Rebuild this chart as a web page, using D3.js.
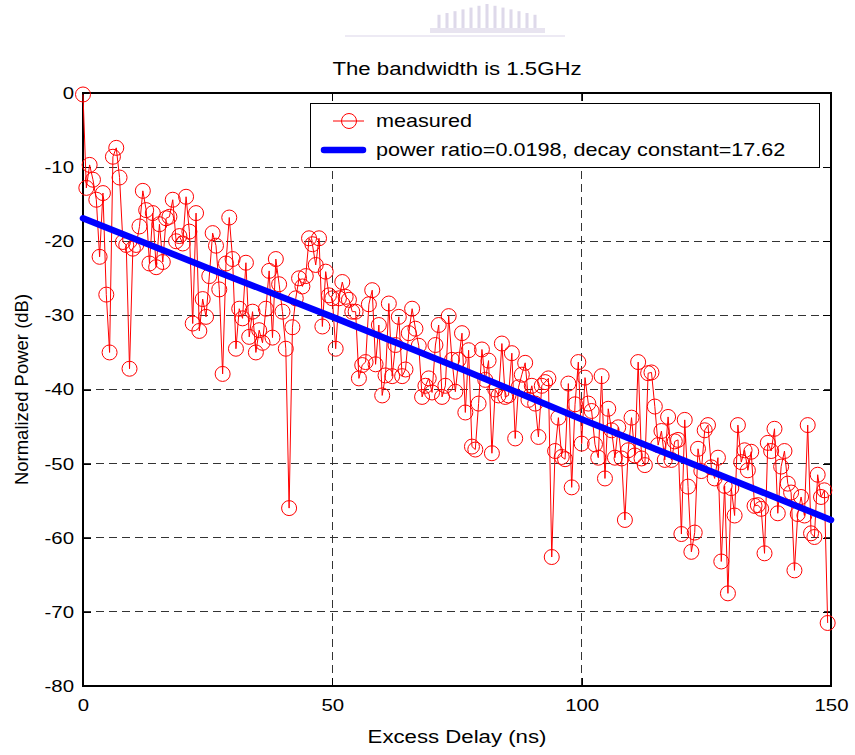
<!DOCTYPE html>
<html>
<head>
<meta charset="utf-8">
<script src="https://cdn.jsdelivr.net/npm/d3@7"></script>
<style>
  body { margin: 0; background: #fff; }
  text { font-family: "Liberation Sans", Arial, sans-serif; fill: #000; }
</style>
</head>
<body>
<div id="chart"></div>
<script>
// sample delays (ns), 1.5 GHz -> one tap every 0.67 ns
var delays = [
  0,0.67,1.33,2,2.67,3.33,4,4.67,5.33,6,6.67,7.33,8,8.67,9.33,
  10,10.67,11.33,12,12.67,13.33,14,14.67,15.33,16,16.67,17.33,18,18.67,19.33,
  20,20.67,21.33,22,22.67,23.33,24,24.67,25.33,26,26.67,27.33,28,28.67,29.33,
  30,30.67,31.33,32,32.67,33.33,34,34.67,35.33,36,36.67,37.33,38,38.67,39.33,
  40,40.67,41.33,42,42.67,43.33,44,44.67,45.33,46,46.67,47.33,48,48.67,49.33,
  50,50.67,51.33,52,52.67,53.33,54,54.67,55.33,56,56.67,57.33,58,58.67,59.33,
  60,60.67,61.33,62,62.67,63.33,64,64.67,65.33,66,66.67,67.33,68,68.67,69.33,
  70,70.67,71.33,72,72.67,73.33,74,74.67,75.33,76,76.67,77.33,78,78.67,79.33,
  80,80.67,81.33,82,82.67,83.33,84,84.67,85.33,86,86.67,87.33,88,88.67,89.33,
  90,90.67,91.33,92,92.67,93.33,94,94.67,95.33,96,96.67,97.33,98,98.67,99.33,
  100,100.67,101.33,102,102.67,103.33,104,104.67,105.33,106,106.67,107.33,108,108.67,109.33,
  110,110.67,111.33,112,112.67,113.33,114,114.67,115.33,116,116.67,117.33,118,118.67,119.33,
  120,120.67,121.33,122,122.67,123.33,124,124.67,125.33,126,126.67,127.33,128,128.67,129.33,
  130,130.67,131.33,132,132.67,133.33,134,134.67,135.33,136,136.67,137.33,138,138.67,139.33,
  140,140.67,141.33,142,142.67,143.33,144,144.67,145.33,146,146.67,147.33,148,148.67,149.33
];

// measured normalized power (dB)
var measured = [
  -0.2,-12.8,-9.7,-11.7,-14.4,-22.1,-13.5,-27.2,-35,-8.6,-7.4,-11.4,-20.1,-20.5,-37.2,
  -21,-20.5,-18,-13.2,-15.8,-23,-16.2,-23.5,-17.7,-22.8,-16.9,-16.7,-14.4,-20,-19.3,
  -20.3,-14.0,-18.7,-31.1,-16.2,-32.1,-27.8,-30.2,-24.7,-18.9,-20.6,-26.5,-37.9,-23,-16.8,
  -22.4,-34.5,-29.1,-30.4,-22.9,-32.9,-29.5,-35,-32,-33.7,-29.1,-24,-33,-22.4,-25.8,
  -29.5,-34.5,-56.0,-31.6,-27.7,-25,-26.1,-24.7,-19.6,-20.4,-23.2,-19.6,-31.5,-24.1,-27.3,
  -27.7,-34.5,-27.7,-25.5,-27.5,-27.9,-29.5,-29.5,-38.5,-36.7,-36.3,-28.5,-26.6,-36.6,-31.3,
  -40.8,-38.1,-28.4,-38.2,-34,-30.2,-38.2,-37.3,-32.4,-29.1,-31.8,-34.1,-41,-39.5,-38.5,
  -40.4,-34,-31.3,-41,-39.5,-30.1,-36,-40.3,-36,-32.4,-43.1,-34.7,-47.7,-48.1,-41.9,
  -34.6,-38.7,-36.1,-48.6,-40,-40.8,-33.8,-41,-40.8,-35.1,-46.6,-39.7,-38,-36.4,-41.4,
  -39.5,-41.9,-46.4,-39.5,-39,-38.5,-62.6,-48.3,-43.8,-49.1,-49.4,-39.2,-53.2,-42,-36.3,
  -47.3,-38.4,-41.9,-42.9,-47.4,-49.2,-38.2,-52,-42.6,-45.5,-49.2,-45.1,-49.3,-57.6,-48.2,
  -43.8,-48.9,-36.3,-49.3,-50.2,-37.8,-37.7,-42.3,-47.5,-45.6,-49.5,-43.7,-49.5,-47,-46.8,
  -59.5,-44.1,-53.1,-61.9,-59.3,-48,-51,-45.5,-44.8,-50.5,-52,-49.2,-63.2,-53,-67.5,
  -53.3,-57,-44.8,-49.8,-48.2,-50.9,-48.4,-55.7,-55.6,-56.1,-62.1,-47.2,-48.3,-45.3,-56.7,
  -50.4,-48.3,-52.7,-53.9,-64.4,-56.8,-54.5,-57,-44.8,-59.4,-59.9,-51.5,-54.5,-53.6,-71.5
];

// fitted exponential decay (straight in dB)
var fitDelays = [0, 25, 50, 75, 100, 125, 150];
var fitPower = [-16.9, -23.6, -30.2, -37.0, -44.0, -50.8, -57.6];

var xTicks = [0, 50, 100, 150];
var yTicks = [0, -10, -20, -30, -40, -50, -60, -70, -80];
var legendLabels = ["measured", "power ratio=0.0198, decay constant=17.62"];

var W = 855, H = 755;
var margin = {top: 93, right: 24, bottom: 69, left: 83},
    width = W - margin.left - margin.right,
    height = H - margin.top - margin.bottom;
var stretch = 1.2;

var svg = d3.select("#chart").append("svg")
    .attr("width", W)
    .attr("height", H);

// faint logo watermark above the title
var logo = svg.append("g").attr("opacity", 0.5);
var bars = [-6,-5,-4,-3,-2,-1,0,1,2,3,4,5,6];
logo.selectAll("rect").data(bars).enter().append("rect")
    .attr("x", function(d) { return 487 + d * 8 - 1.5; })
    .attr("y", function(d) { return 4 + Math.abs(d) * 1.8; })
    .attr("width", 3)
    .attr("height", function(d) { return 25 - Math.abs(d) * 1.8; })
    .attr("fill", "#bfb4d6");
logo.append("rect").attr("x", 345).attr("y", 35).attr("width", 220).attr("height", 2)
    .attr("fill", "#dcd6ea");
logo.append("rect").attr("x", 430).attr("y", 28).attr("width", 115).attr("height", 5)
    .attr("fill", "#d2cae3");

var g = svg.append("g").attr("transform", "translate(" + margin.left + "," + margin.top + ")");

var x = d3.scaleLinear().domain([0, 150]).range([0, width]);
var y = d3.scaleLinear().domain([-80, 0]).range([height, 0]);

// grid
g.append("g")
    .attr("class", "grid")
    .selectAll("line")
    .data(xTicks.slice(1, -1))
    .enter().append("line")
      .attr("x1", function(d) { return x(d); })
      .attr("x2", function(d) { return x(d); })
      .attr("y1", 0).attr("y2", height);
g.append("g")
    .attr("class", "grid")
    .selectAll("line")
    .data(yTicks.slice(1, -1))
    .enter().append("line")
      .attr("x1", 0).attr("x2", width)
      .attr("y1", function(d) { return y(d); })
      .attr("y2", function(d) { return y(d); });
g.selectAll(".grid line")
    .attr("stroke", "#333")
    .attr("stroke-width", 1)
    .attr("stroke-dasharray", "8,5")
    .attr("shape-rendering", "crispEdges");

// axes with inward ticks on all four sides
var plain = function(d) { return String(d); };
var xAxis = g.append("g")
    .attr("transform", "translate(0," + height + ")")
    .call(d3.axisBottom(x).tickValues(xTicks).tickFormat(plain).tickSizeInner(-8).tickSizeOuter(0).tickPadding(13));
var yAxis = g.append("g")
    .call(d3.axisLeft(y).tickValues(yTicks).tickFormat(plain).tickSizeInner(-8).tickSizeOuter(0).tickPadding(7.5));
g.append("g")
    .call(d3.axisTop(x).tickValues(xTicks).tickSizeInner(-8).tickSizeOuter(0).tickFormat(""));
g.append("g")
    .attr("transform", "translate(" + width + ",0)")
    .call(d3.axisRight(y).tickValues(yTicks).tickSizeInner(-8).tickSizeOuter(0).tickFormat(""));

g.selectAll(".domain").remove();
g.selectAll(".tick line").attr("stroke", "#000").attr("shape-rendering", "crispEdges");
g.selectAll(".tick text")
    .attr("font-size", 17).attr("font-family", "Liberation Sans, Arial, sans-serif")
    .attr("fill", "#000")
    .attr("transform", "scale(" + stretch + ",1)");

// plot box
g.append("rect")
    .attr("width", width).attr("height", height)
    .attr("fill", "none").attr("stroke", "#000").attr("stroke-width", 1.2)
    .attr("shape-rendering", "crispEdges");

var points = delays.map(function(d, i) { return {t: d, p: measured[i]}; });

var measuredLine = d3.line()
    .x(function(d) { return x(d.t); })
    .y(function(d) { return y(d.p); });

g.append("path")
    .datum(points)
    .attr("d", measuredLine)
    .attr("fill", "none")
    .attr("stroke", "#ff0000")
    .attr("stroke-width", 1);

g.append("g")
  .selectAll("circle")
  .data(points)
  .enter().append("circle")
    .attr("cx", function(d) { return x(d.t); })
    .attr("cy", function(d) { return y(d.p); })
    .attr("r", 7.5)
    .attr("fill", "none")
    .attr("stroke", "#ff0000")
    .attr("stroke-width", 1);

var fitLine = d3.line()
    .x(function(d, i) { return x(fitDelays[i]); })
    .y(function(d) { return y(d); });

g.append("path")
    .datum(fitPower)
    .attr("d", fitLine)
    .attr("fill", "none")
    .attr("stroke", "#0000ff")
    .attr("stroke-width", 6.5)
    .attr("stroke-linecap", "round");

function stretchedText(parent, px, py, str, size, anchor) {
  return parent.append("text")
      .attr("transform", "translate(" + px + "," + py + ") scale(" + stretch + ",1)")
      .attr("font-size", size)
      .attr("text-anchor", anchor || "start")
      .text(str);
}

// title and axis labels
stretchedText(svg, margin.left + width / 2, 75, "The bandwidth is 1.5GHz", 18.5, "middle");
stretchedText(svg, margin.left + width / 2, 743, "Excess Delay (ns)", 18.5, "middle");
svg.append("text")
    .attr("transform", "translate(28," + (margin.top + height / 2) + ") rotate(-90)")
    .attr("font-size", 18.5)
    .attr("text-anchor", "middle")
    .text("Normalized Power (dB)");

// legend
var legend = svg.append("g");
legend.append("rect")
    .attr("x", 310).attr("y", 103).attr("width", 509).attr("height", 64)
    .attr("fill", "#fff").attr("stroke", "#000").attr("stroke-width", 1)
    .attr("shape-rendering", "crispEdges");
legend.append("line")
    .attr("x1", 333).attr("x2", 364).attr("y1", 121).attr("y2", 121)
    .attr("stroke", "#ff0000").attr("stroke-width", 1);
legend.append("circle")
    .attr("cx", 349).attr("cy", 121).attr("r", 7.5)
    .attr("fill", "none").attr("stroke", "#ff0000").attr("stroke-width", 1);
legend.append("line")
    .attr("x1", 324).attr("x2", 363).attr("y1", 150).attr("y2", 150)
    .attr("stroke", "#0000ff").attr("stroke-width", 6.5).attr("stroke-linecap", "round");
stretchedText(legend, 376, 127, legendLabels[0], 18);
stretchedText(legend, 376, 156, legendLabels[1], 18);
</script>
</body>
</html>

Requirements. Looking at the data above, show all lines where the word "chart" occurs.

Solved exercise.
Rebuild this chart as a web page, using D3.js.
<div id="chart"></div>
var svg = d3.select("#chart").append("svg")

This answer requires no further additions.